Remember, Acquinas was a Saint, and was very, very Catholic. But regardless of his specific religious connotations, the argument is relatively basic: god is good, and things are good if they are like god. Laws are valid if they are like god, etc.

However, Acquinas’ assumptions rested on an epistemological fallacy: that god was discoverable and that the moral qualities of god were discoverable. In The Brothers Karamazov, Dostoyevsky most effectively weighed this moral conundrum, and powerfully stated, and I am paraphrasing here, that if a god were to exist the world has been abandoned by its own devices. In the absence of god, the world has been beset by evil; god has either abandoned the world (in which case her feelings on the matter are not relevant), is uncaring of the existence of evil, is powerless to stop evil, or never existed at all. On this basis, one of the titular Karamazovs rejects god entirely.
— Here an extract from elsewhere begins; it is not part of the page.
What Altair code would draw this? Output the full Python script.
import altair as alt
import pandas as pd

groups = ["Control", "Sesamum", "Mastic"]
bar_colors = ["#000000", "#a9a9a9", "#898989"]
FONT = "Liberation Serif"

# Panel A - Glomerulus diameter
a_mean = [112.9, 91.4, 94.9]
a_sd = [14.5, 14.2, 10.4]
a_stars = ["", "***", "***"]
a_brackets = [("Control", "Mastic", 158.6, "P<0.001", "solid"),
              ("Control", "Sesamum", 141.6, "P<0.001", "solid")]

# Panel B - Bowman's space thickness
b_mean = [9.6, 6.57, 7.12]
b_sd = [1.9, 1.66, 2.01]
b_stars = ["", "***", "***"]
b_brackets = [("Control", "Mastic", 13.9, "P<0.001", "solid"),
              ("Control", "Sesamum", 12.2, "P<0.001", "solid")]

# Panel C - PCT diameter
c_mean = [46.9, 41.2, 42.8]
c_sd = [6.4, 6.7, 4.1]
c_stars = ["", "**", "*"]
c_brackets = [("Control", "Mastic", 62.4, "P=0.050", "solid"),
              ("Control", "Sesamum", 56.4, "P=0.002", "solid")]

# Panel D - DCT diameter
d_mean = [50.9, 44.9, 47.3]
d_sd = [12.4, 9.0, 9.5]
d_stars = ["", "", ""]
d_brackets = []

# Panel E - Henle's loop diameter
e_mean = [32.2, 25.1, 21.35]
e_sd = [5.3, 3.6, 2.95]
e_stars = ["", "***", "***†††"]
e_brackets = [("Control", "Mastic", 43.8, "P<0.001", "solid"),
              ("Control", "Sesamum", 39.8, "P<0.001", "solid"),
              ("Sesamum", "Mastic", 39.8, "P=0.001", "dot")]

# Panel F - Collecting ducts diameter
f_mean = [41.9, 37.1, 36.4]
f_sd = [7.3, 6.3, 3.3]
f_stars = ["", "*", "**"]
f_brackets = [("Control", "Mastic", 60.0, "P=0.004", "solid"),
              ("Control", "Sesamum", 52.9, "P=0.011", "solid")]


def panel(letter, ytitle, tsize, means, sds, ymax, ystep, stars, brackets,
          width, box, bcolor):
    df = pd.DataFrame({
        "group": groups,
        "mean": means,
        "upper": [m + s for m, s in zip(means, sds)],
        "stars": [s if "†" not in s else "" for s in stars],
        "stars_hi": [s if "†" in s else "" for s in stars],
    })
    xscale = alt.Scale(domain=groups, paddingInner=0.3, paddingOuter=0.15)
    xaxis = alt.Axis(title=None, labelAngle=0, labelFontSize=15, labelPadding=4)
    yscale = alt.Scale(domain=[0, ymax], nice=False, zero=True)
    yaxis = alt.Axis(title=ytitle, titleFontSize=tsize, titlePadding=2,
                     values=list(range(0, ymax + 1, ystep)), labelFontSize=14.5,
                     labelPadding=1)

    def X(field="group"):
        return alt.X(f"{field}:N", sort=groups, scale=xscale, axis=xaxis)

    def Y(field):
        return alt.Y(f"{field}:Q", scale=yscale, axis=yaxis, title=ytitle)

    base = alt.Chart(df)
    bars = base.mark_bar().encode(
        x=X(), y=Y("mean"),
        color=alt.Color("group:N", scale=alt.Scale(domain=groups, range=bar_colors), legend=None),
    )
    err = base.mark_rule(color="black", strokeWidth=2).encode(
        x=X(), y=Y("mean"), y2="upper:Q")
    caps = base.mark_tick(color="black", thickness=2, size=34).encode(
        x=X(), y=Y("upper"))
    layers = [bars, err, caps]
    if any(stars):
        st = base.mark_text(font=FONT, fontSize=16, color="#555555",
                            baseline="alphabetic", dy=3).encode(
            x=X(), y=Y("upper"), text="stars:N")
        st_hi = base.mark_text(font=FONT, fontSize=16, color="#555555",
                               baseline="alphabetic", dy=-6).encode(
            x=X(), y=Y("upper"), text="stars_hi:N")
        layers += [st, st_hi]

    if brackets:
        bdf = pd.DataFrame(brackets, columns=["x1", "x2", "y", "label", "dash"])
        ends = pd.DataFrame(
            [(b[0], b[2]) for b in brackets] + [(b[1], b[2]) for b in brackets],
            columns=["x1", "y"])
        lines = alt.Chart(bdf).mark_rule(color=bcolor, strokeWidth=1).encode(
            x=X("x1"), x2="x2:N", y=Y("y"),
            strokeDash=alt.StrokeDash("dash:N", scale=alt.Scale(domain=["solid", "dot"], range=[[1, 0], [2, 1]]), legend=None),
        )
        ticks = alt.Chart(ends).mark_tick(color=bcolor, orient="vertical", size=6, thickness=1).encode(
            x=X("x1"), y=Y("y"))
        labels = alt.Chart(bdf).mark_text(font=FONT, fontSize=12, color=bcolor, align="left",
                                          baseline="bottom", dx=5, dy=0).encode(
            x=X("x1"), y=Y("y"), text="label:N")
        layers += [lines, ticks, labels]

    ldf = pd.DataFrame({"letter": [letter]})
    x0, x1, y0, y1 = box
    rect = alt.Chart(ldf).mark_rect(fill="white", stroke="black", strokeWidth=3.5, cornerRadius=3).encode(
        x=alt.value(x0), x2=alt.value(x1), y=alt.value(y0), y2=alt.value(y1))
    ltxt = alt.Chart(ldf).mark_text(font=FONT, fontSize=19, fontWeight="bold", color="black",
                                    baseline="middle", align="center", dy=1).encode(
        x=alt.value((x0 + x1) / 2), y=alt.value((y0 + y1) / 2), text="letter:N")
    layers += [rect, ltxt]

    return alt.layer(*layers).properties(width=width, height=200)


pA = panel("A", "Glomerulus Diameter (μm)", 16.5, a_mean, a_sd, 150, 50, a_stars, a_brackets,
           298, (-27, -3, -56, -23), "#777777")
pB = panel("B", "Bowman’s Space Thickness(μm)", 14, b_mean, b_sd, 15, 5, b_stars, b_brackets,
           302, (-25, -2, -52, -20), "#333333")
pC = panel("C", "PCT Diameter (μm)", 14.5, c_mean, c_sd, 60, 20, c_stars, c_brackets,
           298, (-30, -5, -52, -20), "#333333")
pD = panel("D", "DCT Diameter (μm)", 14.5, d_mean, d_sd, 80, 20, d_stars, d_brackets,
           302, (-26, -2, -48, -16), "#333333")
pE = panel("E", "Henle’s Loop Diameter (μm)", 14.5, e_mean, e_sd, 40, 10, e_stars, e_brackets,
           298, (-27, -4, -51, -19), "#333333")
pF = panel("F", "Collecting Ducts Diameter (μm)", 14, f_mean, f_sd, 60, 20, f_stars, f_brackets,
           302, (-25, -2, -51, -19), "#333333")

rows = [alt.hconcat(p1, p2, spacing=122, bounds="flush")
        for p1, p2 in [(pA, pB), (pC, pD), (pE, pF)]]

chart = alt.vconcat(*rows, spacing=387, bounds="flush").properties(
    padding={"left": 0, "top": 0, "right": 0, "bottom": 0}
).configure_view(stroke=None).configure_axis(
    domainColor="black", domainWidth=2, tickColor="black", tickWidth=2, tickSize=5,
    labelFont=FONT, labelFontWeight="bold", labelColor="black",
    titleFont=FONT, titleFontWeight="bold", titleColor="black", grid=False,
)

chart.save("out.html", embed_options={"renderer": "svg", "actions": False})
Now, the relevant Karamazov goes out to outline some positive goals of human behaviour, but, without a god, they are not filled with the type of moral content that they previously had. Other philosophers have attempted to resolve this tension, but are largely unsuccessful in doing so. Absent a god type figure, philosophers assert a particular value set and assert that that value set has moral content, but do not resolve the epistemological problem generated by this activity: they do not ground their values in tangible morality, and tangible morality becomes nothing more than mere preferences. Preferences, themselves, are basically meaningless, and do not supply the moral quality that god did. Now things are just out there, devoid of moral content, existing in a state where existence precedes essence and essence may never exist at all.

And so, the world, being a collection of mere preferences and epistemological fallacies, becomes devoid of meaning. There aren’t good reasons to do things: devoid of moral weight, things you do are just things you do. It doesn’t matter what you do; it’s meaningless. This sort of thinking is why Albert Camus called suicide the essential philosophical question.
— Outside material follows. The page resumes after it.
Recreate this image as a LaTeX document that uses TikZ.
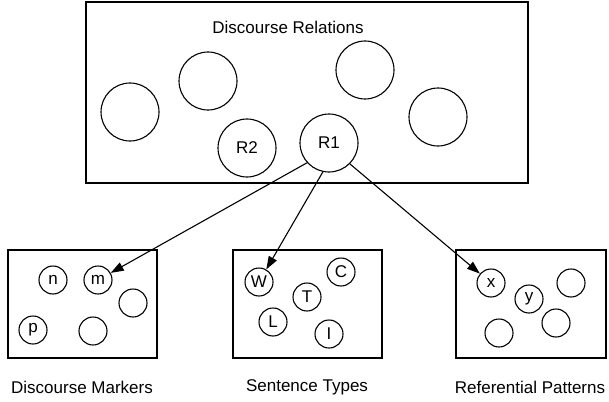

Phrased another way, Camus asked if life is worth living and why this might be the case. Camus answered affirmatively with Sisyphus which, I imagine, everyone read in eleventh grade. But even then, he was just asserting preference; one can only imagine Sisyphus happy if they assert that this life is romantic or that this life (Sisyphus’ life) is a life in someway worth living for them; it’s preference, and Camus was keenly aware that he was asserting preference. Regardless, Camus died young, bleeding out on a street corner in Villeblevin.

Suicide is so essential to existentialist thinkers because in the world of meaninglessness suicide is the only meaningful act. It is the respectful punching of the ticket, the rejection of the corporeal for the lack of meaning it entails. This is because nothing you do matters, save for the profound removal of yourself from that situation: the only way to change the game is to not play at all.
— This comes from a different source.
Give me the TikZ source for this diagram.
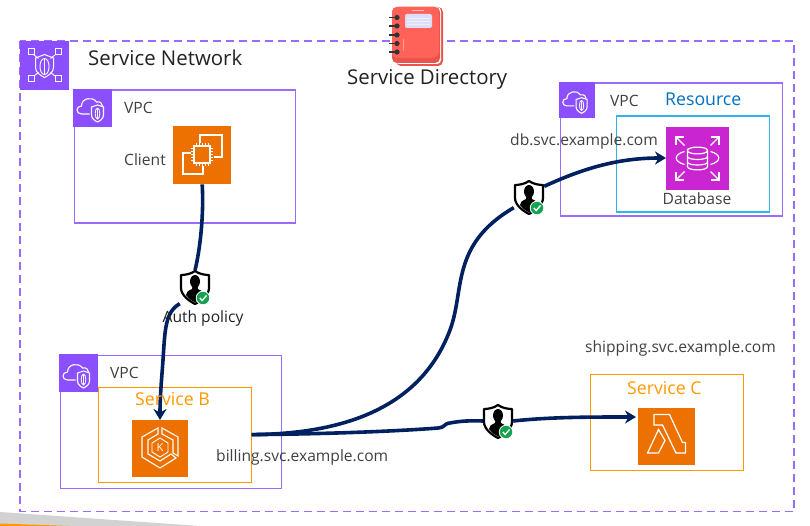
\documentclass[tikz,border=0pt]{standalone}
\usepackage{fontspec}
\setmainfont{Open Sans}
\usetikzlibrary{arrows.meta}
\definecolor{vpcpurple}{HTML}{8C4FFF}
\definecolor{vpcline}{HTML}{9A6BFF}
\definecolor{awsorange}{HTML}{ED7100}
\definecolor{svcorange}{HTML}{FF9900}
\definecolor{rdspink}{HTML}{C925D1}
\definecolor{linknavy}{HTML}{002060}
\definecolor{resblue}{HTML}{0070C0}
\definecolor{rescyan}{HTML}{2FB5E8}
\definecolor{txtdark}{HTML}{404040}
\definecolor{txtblack}{HTML}{222222}
\definecolor{badgegreen}{HTML}{16A34F}
\definecolor{bookred}{HTML}{FF6259}
\definecolor{bookdark}{HTML}{E9544C}
\definecolor{booklabel}{HTML}{DDDDFA}
\tikzset{
  box/.style={draw,line width=1.6pt,rectangle,inner sep=0pt,anchor=north west},
  vpcbox/.style={box,draw=vpcline},
  svcbox/.style={box,draw=svcorange,line width=1.2pt},
  resbox/.style={box,draw=rescyan,line width=1.4pt},
  icontile/.style={rectangle,inner sep=0pt,draw=none,anchor=north west},
  lab/.style={inner sep=0pt,text=txtdark,font=\fontsize{15.6}{17}\selectfont},
  bigblack/.style={inner sep=0pt,text=txtblack,font=\fontsize{20.4}{23}\selectfont},
  svclab/.style={inner sep=0pt,text=svcorange,font=\fontsize{17.7}{20}\selectfont},
  link/.style={draw=linknavy,line width=3.6pt},
  linkarrow/.style={link,-{Stealth[length=11pt,width=13pt]}},
  glyph/.style={draw=white,line width=1.1pt,fill=none,line join=miter},
  shieldnode/.style={rectangle,inner sep=0pt,minimum width=30pt,minimum height=33pt},
  pics/vpcglyph/.style={code={
    \draw[glyph] (-3,7) -- (-11,7) .. controls (-17,7) and (-17,-1) .. (-11,-1)
       .. controls (-11,-9) and (0,-11) .. (4,-5) .. controls (8,-6) and (10,-3) .. (10,-1);
    \draw[glyph,fill=vpcpurple] (5,-2) -- (11,0) -- (11,8) .. controls (11,12) and (7,14) .. (5,15)
       .. controls (3,14) and (-1,12) .. (-1,8) -- (-1,0) -- cycle;
    \draw[glyph,line width=.8pt] (5,1) .. controls (2,1) and (2,12) .. (5,12) .. controls (8,12) and (8,1) .. (5,1);
    \draw[glyph,line width=.8pt] (5,1) -- (5,12);
  }},
  pics/shieldglyph/.style={code={
    \fill[white,draw=black,line width=2.2pt,line join=round] (0,-16) .. controls (4,-13) and (10,-12) .. (14,-12)
      -- (14,1) .. controls (14,8) and (6,14) .. (0,17) .. controls (-6,14) and (-14,8) .. (-14,1)
      -- (-14,-12) .. controls (-10,-12) and (-4,-13) .. cycle;
    \fill[black] (0,-5.5) ellipse (5 and 6.5);
    \fill[black] (-2.5,-1) -- (2.5,-1) -- (3,2) .. controls (7,4) and (9,5) .. (9,8) .. controls (6,12) and (3,14) .. (0,15.5)
      .. controls (-3,14) and (-6,12) .. (-9,8) .. controls (-9,5) and (-7,4) .. (-3,2) -- cycle;
    \fill[badgegreen,draw=white,line width=.8pt] (8,11) circle (6.8);
    \draw[white,line width=1.4pt] (4.8,11) -- (7.2,13.5) -- (11.5,8.5);
  }}
}
\begin{document}
\begin{tikzpicture}[x=1pt,y=-1pt,line cap=butt]
\useasboundingbox (0,0) rectangle (810,526);
% footer sliver
\fill[gray!35] (0,512) -- (200,526) -- (0,526) -- cycle;
\fill[svcorange] (0,523.5) -- (70,526) -- (0,526) -- cycle;
% service network
\draw[draw=vpcline,line width=1.8pt,dash pattern=on 8pt off 5pt] (20,41) rectangle (794,511.5);

% boxes
\node[vpcbox,minimum width=221pt,minimum height=133pt] (vpcclient) at (73.5,89.5) {};
\node[vpcbox,minimum width=222pt,minimum height=133pt] (vpcres) at (559.5,82.5) {};
\node[vpcbox,minimum width=221pt,minimum height=133pt] (vpcb) at (59.5,354.5) {};
\node[resbox,minimum width=153pt,minimum height=96pt] (resbox) at (615.5,115.5) {};
\node[svcbox,minimum width=152.5pt,minimum height=95pt] (svcbbox) at (98,386.5) {};
\node[svcbox,minimum width=153.5pt,minimum height=96pt] (svccbox) at (589.5,373.5) {};

% tiles
\node[icontile,fill=vpcpurple,minimum width=49pt,minimum height=48.5pt] (sntile) at (20,41) {};
\node[icontile,fill=vpcpurple,minimum width=39pt,minimum height=38pt] (t1) at (73,89) {};
\node[icontile,fill=vpcpurple,minimum width=36pt,minimum height=35.5pt] (t2) at (559,82) {};
\node[icontile,fill=vpcpurple,minimum width=39pt,minimum height=38pt] (t3) at (59,354) {};
\node[icontile,fill=awsorange,minimum width=58pt,minimum height=58pt] (client) at (173,126) {};
\node[icontile,fill=rdspink,minimum width=63pt,minimum height=63pt] (db) at (666,127) {};
\node[icontile,fill=awsorange,minimum width=56pt,minimum height=57pt] (eks) at (132,420) {};
\node[icontile,fill=awsorange,minimum width=57pt,minimum height=57pt] (lambda) at (638,408) {};

% service network glyph
\begin{scope}[shift={(44.5,65.5)}]
  \foreach \sx/\sy in {-13.5/-13.5,13.5/-13.5,-13.5/13.5,13.5/13.5}
    \draw[glyph,line width=1pt] (\sx-3,\sy-3) rectangle (\sx+3,\sy+3);
  \draw[glyph,line width=.9pt] (-10.5,-10.5) -- (-6,-7) (10.5,-10.5) -- (6,-7) (-10.5,10.5) -- (-6,7) (10.5,10.5) -- (6,7);
  \draw[glyph,line width=1pt] (0,-11) -- (9,-7.5) -- (9,2) .. controls (9,7) and (4,10) .. (0,12)
     .. controls (-4,10) and (-9,7) .. (-9,2) -- (-9,-7.5) -- cycle;
  \draw[glyph,line width=.9pt] (0,-7) .. controls (-6,-7) and (-6,9) .. (0,9) .. controls (6,9) and (6,-7) .. (0,-7);
  \draw[glyph,line width=.9pt] (0,-7) -- (0,9);
\end{scope}
\pic at (92.5,107) {vpcglyph};
\pic[scale=.92] at (577,99.5) {vpcglyph};
\pic at (78.5,373) {vpcglyph};

% EC2 glyph
\begin{scope}[shift={(202,155)}]
  \draw[glyph] (-2,-12) -- (-2,-20) -- (20,-20) -- (20,2) -- (12,2);
  \draw[glyph] (-11,-2) -- (-19,-2) -- (-19,19) -- (1,19) -- (1,11);
  \draw[glyph,line width=1.2pt] (-8,-9) rectangle (8,8);
  \foreach \p in {-6,-3,0,3,6}{
    \draw[white,line width=.8pt] (\p,-12) -- (\p,-9) (\p,8) -- (\p,11)
      (-11,\p-.5) -- (-8,\p-.5) (8,\p-.5) -- (11,\p-.5);
  }
\end{scope}

% RDS glyph
\begin{scope}[shift={(697.5,158.5)}]
  \draw[glyph,line width=1.2pt] (-10,-8) .. controls (-10,-12.5) and (10,-12.5) .. (10,-8)
    .. controls (10,-3.5) and (-10,-3.5) .. (-10,-8) -- (-10,8) .. controls (-10,12.5) and (10,12.5) .. (10,8) -- (10,-8);
  \draw[glyph,line width=1.2pt] (-10,-2) .. controls (-10,2) and (10,2) .. (10,-2);
  \draw[glyph,line width=1.2pt] (-10,3.5) .. controls (-10,7.5) and (10,7.5) .. (10,3.5);
  \draw[glyph,line width=1.2pt] (-13,-7) .. controls (-24,-4) and (-24,3) .. (-13,6);
  \draw[glyph,line width=1.2pt] (13,-7) .. controls (24,-4) and (24,3) .. (13,6);
  \foreach \a/\b in {1/1,-1/1,1/-1,-1/-1}{
    \draw[glyph,line width=1.2pt] (\a*13,\b*13) -- (\a*21.5,\b*21.5);
    \draw[glyph,line width=1.2pt] (\a*21.5,\b*13.5) -- (\a*21.5,\b*21.5) -- (\a*13.5,\b*21.5);
  }
\end{scope}

% EKS glyph
\begin{scope}[shift={(160,448)}]
  \draw[glyph] (-2,-20) -- (-18,-11) -- (-18,9) -- (0,20) -- (16,10) -- (11,6) -- (0,13) -- (-12,6) -- (-12,-8) -- (-2,-14) -- cycle;
  \draw[glyph] (2,-20) -- (18,-11) -- (18,8) -- (13,5) -- (13,-8) -- (2,-14) -- cycle;
  \draw[glyph,line width=.9pt] (0,-10) -- (8,-5) -- (8,4) -- (0,9) -- (-8,4) -- (-8,-5) -- cycle;
  \node[inner sep=0pt,text=white,font=\fontsize{11}{11}\selectfont] (eksk) at (0,-.5) {K};
\end{scope}

% lambda glyph
\begin{scope}[shift={(666.5,436.5)}]
  \draw[glyph,line width=1.2pt] (-12.5,-22) -- (3,-22) -- (16,6) -- (19,6) -- (19,16.5) -- (9.5,16.5) -- (-4,-11.5) -- (-12.5,-11.5) -- cycle;
  \draw[glyph,line width=1.2pt] (-8,-7) -- (-19,16.5) -- (-8,16.5) -- (-1.5,4) -- cycle;
\end{scope}

% notebook
\begin{scope}[shift={(392,7)}]
  \fill[bookdark,rounded corners=5pt] (4,0) rectangle (51,59);
  \fill[white,rounded corners=4pt] (3,0) rectangle (49,57);
  \fill[bookdark,rounded corners=5pt] (0,0) rectangle (48,56);
  \fill[bookred,rounded corners=5pt] (0,0) -- (47,0) -- (47,40) .. controls (47,48) and (43,51) .. (36,51) -- (0,51) -- cycle;
  \fill[rounded corners=2pt,booklabel] (13,7) rectangle (40,21);
  \foreach \ly in {11,14,17}\draw[white!55!booklabel,line width=.6pt] (15,\ly) -- (38,\ly);
  \fill[white!60!bookred] (20,3) rectangle (32,3.7);
  \fill[white!40!bookred] (11,32) rectangle (12.2,44);
  \foreach \ry in {10.5,19,28,36.5,45}{
    \draw[black!80,line width=1.4pt] (-3,\ry) -- (5,\ry);
    \fill[black!80] (5,\ry) circle (2.6);
  }
\end{scope}

% shields
\node[shieldnode] (shield1) at (195,287) {};
\node[shieldnode] (shield2) at (529,197) {};
\node[shieldnode] (shield3) at (498,421) {};

% connectors
\draw[link] (client.south) .. controls (204,215) and (200,250) .. (shield1.north);
\draw[linkarrow] (shield1.south west) .. controls (165,312) and (165,330) .. (163,360)
   .. controls (162,375) and (160,395) .. (160,420);
\draw[link] (svcbbox.east) .. controls (340,434) and (420,410) .. (450,330)
   .. controls (465,290) and (450,245) .. (shield2.215);
\draw[linkarrow] (shield2.35) .. controls (590,165) and (625,158) .. (666,158);
\draw[link] (svcbbox.east) .. controls (330,434) and (400,431) .. (438,428)
   .. controls (446,427) and (443,424) .. (450,423) .. controls (460,421) and (470,420.5) .. (shield3.west);
\draw[linkarrow] (shield3.east) .. controls (550,417) and (590,417) .. (636,417);

\pic at (shield1) {shieldglyph};
\pic at (shield2) {shieldglyph};
\pic at (shield3) {shieldglyph};

% labels
\node[bigblack,anchor=west] (tsn) at (88,58) {Service Network};
\node[bigblack,anchor=west] (tsd) at (347,79) {Service Directory};
\node[lab,anchor=west] (tv1) at (124,108) {VPC};
\node[lab,anchor=west] (tcl) at (124,160) {Client};
\node[lab,anchor=west] (tv2) at (610,101) {VPC};
\node[lab,anchor=west] (tv3) at (110,373) {VPC};
\node[svclab,anchor=west,text=resblue] (tres) at (665,99.5) {Resource};
\node[lab,anchor=west] (tdbs) at (510,141) {db.svc.example.com};
\node[lab,anchor=center] (tdb) at (697,199) {Database};
\node[lab,anchor=center,text=txtblack] (tauth) at (203,318) {Auth policy};
\node[svclab,anchor=west] (tb) at (135,399.5) {Service B};
\node[svclab,anchor=west] (tc) at (627,388) {Service C};
\node[lab,anchor=west] (tbill) at (216,457) {billing.svc.example.com};
\node[lab,anchor=west] (tship) at (585,348) {shipping.svc.example.com};
\end{tikzpicture}
\end{document}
So, philosophers have attempted to reason around suicide but have been unable to do so. Moral claims are illegitimate, nothing really matters, and in a world of illegitimacy suicide is the only legitimate act.

That is until now.

Filled with thick-cut Applewood Smoked Bacon, two ¼ pound chicken patties, and topped with mayo, ketchup, and cheese on a premium toasted bun, Wendy’s has successfully combatted the philosophical and epistemological problems of suicide with the new Chicken Baconator Burger from Wendy’s.

It certainly doesn’t taste good, but one bite into the new Chicken Baconator Burger from Wendy’s and your life will be filled with the type of romantic legitimacy previously only attainable by a long drop or a short rope.

In addition, one of the great features of the Chicken Baconator Burger from Wendy’s is that it’s not mutually exclusive with suicide. You can set up your death to happen before or after or even during your meal experience. This is an innovative feature, unique to the Wendy’s menu; many restaurants require you to live through the meal so that you can pay afterwards. This is not so with Wendy’s; you pay a helpful cashier upfront, then you are free to end your life with a gun in the bathroom. Or take pills! One of the great things about Wendy’s and the Chicken Baconator Burger from Wendy’s is that it’s your choice.

Now, the old colloquialism is that suicide is a permanent solution to temporary problems. Sure, but from a philosophical and epistemological standpoint, the Chicken Baconator Burger from Wendy’s is a temporary solution to permanent problems. I say this with the critical caveat that when one Chicken Baconator Burger from Wendy’s ends (say you have eaten it or, more ideally, you have left it on the floor of your dilapidated apartment until it was eaten by rats) you can simply go down to Wendy’s and purchase another Chicken Baconator Burger from Wendy’s. You won’t even have to stay in line, because no one else will be at Wendy’s, because Wendy’s is fucking garbage and no sane person would ever fucking eat there, jesus.